## start DATASET SECTION

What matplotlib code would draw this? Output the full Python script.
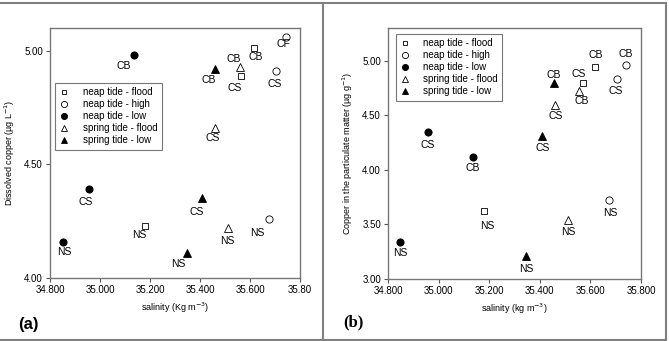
import matplotlib.pyplot as plt
from matplotlib.lines import Line2D

plt.rcParams['font.family'] = ['Liberation Sans', 'DejaVu Sans']

series = ['neap tide - flood', 'neap tide - high', 'neap tide - low',
          'spring tide - flood', 'spring tide - low']
markers = ['s', 'o', 'o', '^', '^']
filled = [False, False, True, False, True]

# (a) dissolved copper
sal_a = [[35.18, 35.565, 35.615], [35.675, 35.705, 35.745], [34.85, 34.957, 35.135],
         [35.512, 35.46, 35.56], [35.347, 35.408, 35.46]]
cu_a = [[4.23, 4.89, 5.01], [4.26, 4.91, 5.06], [4.16, 4.39, 4.98],
        [4.22, 4.66, 4.93], [4.11, 4.35, 4.92]]
lab_a = [['NS', 'CS', 'CB'], ['NS', 'CS', 'CF'], ['NS', 'CS', 'CB'],
         ['NS', 'CS', 'CB'], ['NS', 'CS', 'CB']]
# label offsets in pixels (dx right, dy down)
off_a = [[(-6, 9), (-7, 12), (2, 9)], [(-11, 14), (-2, 13), (-3, 7)],
         [(2, 10), (-4, 13), (-10, 11)], [(-1, 13), (-2, 10), (-6, -8)],
         [(-8, 11), (-5, 14), (-6, 11)]]

# (b) particulate copper
sal_b = [[35.18, 35.57, 35.62], [35.675, 35.705, 35.74], [34.847, 34.958, 35.136],
         [35.51, 35.46, 35.555], [35.345, 35.41, 35.456]]
cu_b = [[3.62, 4.80, 4.94], [3.72, 4.83, 4.96], [3.34, 4.35, 4.12],
        [3.54, 4.59, 4.72], [3.21, 4.31, 4.80]]
lab_b = [['NS', 'CS', 'CB'], ['NS', 'CS', 'CB'], ['NS', 'CS', 'CB'],
         ['NS', 'CS', 'CB'], ['NS', 'CS', 'CB']]
off_b = [[(3, 15), (-4, -9), (0, -12)], [(1, 13), (-1, 12), (0, -11)],
         [(0, 11), (0, 13), (0, 11)], [(1, 12), (1, 11), (3, 10)],
         [(0, 13), (0, 12), (0, -8)]]

xticks = [34.8, 35.0, 35.2, 35.4, 35.6, 35.8]
xlabels_a = ['34.800', '35.000', '35.200', '35.400', '35.600', '35.80']
xlabels_b = ['34.800', '35.000', '35.200', '35.400', '35.600', '35.800']
yticks_a = [4.0, 4.5, 5.0]
yticks_b = [3.0, 3.5, 4.0, 4.5, 5.0]

W, H = 669, 341
fig = plt.figure(figsize=(W / 100, H / 100), dpi=100)
ax_a = fig.add_axes([50 / W, 1 - 278 / H, 250 / W, 250 / H])
ax_b = fig.add_axes([388 / W, 1 - 279 / H, 253 / W, 251 / H])

msize = {'s': 4.2, 'o': 5.2, '^': 5.2}


def draw(ax, sal, cu, lab, off, ylim, yticks, xlabels, xlabel, ylabel, legpos):
    for i, name in enumerate(series):
        fc = 'black' if filled[i] else 'white'
        ax.plot(sal[i], cu[i], linestyle='none', marker=markers[i], ms=msize[markers[i]],
                mfc=fc, mec='black', mew=0.6, label=name)
        for x, y, t, (dx, dy) in zip(sal[i], cu[i], lab[i], off[i]):
            ax.annotate(t, (x, y), xytext=(dx, -dy), textcoords='offset pixels',
                        ha='center', va='center', fontsize=7.5)
    ax.set_xlim(34.8, 35.8)
    ax.set_ylim(*ylim)
    ax.set_xticks(xticks)
    ax.set_xticklabels(xlabels)
    ax.set_yticks(yticks)
    ax.set_yticklabels(['%.2f' % v for v in yticks])
    ax.tick_params(labelsize=7, length=3, width=0.8, color='#555555', pad=2)
    for s in ax.spines.values():
        s.set_color('#777777')
        s.set_linewidth(1.0)
    ax.set_xlabel(xlabel, fontsize=6.5, labelpad=4)
    ax.set_ylabel(ylabel, fontsize=6.5, labelpad=5)
    leg = ax.legend(loc='upper left', bbox_to_anchor=legpos, fontsize=7,
                    frameon=True, fancybox=False, edgecolor='#555555',
                    handlelength=1.0, handletextpad=1.4, labelspacing=0.2,
                    borderpad=0.45, borderaxespad=0, markerscale=0.85)
    leg.get_frame().set_linewidth(0.8)


draw(ax_a, sal_a, cu_a, lab_a, off_a, (4.0, 5.1), yticks_a, xlabels_a,
     'salinity (Kg m$^{-3}$)', 'Dissolved copper (\u00b5g L$^{-1}$)', (0.02, 0.78))
draw(ax_b, sal_b, cu_b, lab_b, off_b, (3.0, 5.3), yticks_b, xlabels_b,
     'salinity (kg m$^{-3}$)', 'Copper in the particulate matter (\u00b5g g$^{-1}$)',
     (0.03, 0.976))

fig.text(28 / W, 1 - 324 / H, '(a)', fontsize=12, fontweight='bold',
         ha='center', va='center')
fig.text(353 / W, 1 - 322 / H, '(b)', fontsize=12, fontweight='bold',
         family='Liberation Serif', ha='center', va='center')

# panel frames
lc = '#808080'
for xs, ys in [([0, 666], [3, 3]), ([666, 666], [3, 340]), ([0, 666], [340, 340]),
               ([323, 323], [3, 340])]:
    fig.add_artist(Line2D([x / W for x in xs], [1 - y / H for y in ys],
                          color=lc, lw=1.5, transform=fig.transFigure))

fig.savefig('out.png', dpi=100)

## end DATASET SECTION

§ GIVEN EXERCISE:
Every line of text is to be repeated exactly; pictures are left out.

§ RESULT:
What matplotlib code would draw this? Output the full Python script.
import matplotlib.pyplot as plt
from matplotlib.lines import Line2D

plt.rcParams['font.family'] = ['Liberation Sans', 'DejaVu Sans']

series = ['neap tide - flood', 'neap tide - high', 'neap tide - low',
          'spring tide - flood', 'spring tide - low']
markers = ['s', 'o', 'o', '^', '^']
filled = [False, False, True, False, True]

# (a) dissolved copper
sal_a = [[35.18, 35.565, 35.615], [35.675, 35.705, 35.745], [34.85, 34.957, 35.135],
         [35.512, 35.46, 35.56], [35.347, 35.408, 35.46]]
cu_a = [[4.23, 4.89, 5.01], [4.26, 4.91, 5.06], [4.16, 4.39, 4.98],
        [4.22, 4.66, 4.93], [4.11, 4.35, 4.92]]
lab_a = [['NS', 'CS', 'CB'], ['NS', 'CS', 'CF'], ['NS', 'CS', 'CB'],
         ['NS', 'CS', 'CB'], ['NS', 'CS', 'CB']]
# label offsets in pixels (dx right, dy down)
off_a = [[(-6, 9), (-7, 12), (2, 9)], [(-11, 14), (-2, 13), (-3, 7)],
         [(2, 10), (-4, 13), (-10, 11)], [(-1, 13), (-2, 10), (-6, -8)],
         [(-8, 11), (-5, 14), (-6, 11)]]

# (b) particulate copper
sal_b = [[35.18, 35.57, 35.62], [35.675, 35.705, 35.74], [34.847, 34.958, 35.136],
         [35.51, 35.46, 35.555], [35.345, 35.41, 35.456]]
cu_b = [[3.62, 4.80, 4.94], [3.72, 4.83, 4.96], [3.34, 4.35, 4.12],
        [3.54, 4.59, 4.72], [3.21, 4.31, 4.80]]
lab_b = [['NS', 'CS', 'CB'], ['NS', 'CS', 'CB'], ['NS', 'CS', 'CB'],
         ['NS', 'CS', 'CB'], ['NS', 'CS', 'CB']]
off_b = [[(3, 15), (-4, -9), (0, -12)], [(1, 13), (-1, 12), (0, -11)],
         [(0, 11), (0, 13), (0, 11)], [(1, 12), (1, 11), (3, 10)],
         [(0, 13), (0, 12), (0, -8)]]

xticks = [34.8, 35.0, 35.2, 35.4, 35.6, 35.8]
xlabels_a = ['34.800', '35.000', '35.200', '35.400', '35.600', '35.80']
xlabels_b = ['34.800', '35.000', '35.200', '35.400', '35.600', '35.800']
yticks_a = [4.0, 4.5, 5.0]
yticks_b = [3.0, 3.5, 4.0, 4.5, 5.0]

W, H = 669, 341
fig = plt.figure(figsize=(W / 100, H / 100), dpi=100)
ax_a = fig.add_axes([50 / W, 1 - 278 / H, 250 / W, 250 / H])
ax_b = fig.add_axes([388 / W, 1 - 279 / H, 253 / W, 251 / H])

msize = {'s': 4.2, 'o': 5.2, '^': 5.2}


def draw(ax, sal, cu, lab, off, ylim, yticks, xlabels, xlabel, ylabel, legpos):
    for i, name in enumerate(series):
        fc = 'black' if filled[i] else 'white'
        ax.plot(sal[i], cu[i], linestyle='none', marker=markers[i], ms=msize[markers[i]],
                mfc=fc, mec='black', mew=0.6, label=name)
        for x, y, t, (dx, dy) in zip(sal[i], cu[i], lab[i], off[i]):
            ax.annotate(t, (x, y), xytext=(dx, -dy), textcoords='offset pixels',
                        ha='center', va='center', fontsize=7.5)
    ax.set_xlim(34.8, 35.8)
    ax.set_ylim(*ylim)
    ax.set_xticks(xticks)
    ax.set_xticklabels(xlabels)
    ax.set_yticks(yticks)
    ax.set_yticklabels(['%.2f' % v for v in yticks])
    ax.tick_params(labelsize=7, length=3, width=0.8, color='#555555', pad=2)
    for s in ax.spines.values():
        s.set_color('#777777')
        s.set_linewidth(1.0)
    ax.set_xlabel(xlabel, fontsize=6.5, labelpad=4)
    ax.set_ylabel(ylabel, fontsize=6.5, labelpad=5)
    leg = ax.legend(loc='upper left', bbox_to_anchor=legpos, fontsize=7,
                    frameon=True, fancybox=False, edgecolor='#555555',
                    handlelength=1.0, handletextpad=1.4, labelspacing=0.2,
                    borderpad=0.45, borderaxespad=0, markerscale=0.85)
    leg.get_frame().set_linewidth(0.8)


draw(ax_a, sal_a, cu_a, lab_a, off_a, (4.0, 5.1), yticks_a, xlabels_a,
     'salinity (Kg m$^{-3}$)', 'Dissolved copper (\u00b5g L$^{-1}$)', (0.02, 0.78))
draw(ax_b, sal_b, cu_b, lab_b, off_b, (3.0, 5.3), yticks_b, xlabels_b,
     'salinity (kg m$^{-3}$)', 'Copper in the particulate matter (\u00b5g g$^{-1}$)',
     (0.03, 0.976))

fig.text(28 / W, 1 - 324 / H, '(a)', fontsize=12, fontweight='bold',
         ha='center', va='center')
fig.text(353 / W, 1 - 322 / H, '(b)', fontsize=12, fontweight='bold',
         family='Liberation Serif', ha='center', va='center')

# panel frames
lc = '#808080'
for xs, ys in [([0, 666], [3, 3]), ([666, 666], [3, 340]), ([0, 666], [340, 340]),
               ([323, 323], [3, 340])]:
    fig.add_artist(Line2D([x / W for x in xs], [1 - y / H for y in ys],
                          color=lc, lw=1.5, transform=fig.transFigure))

fig.savefig('out.png', dpi=100)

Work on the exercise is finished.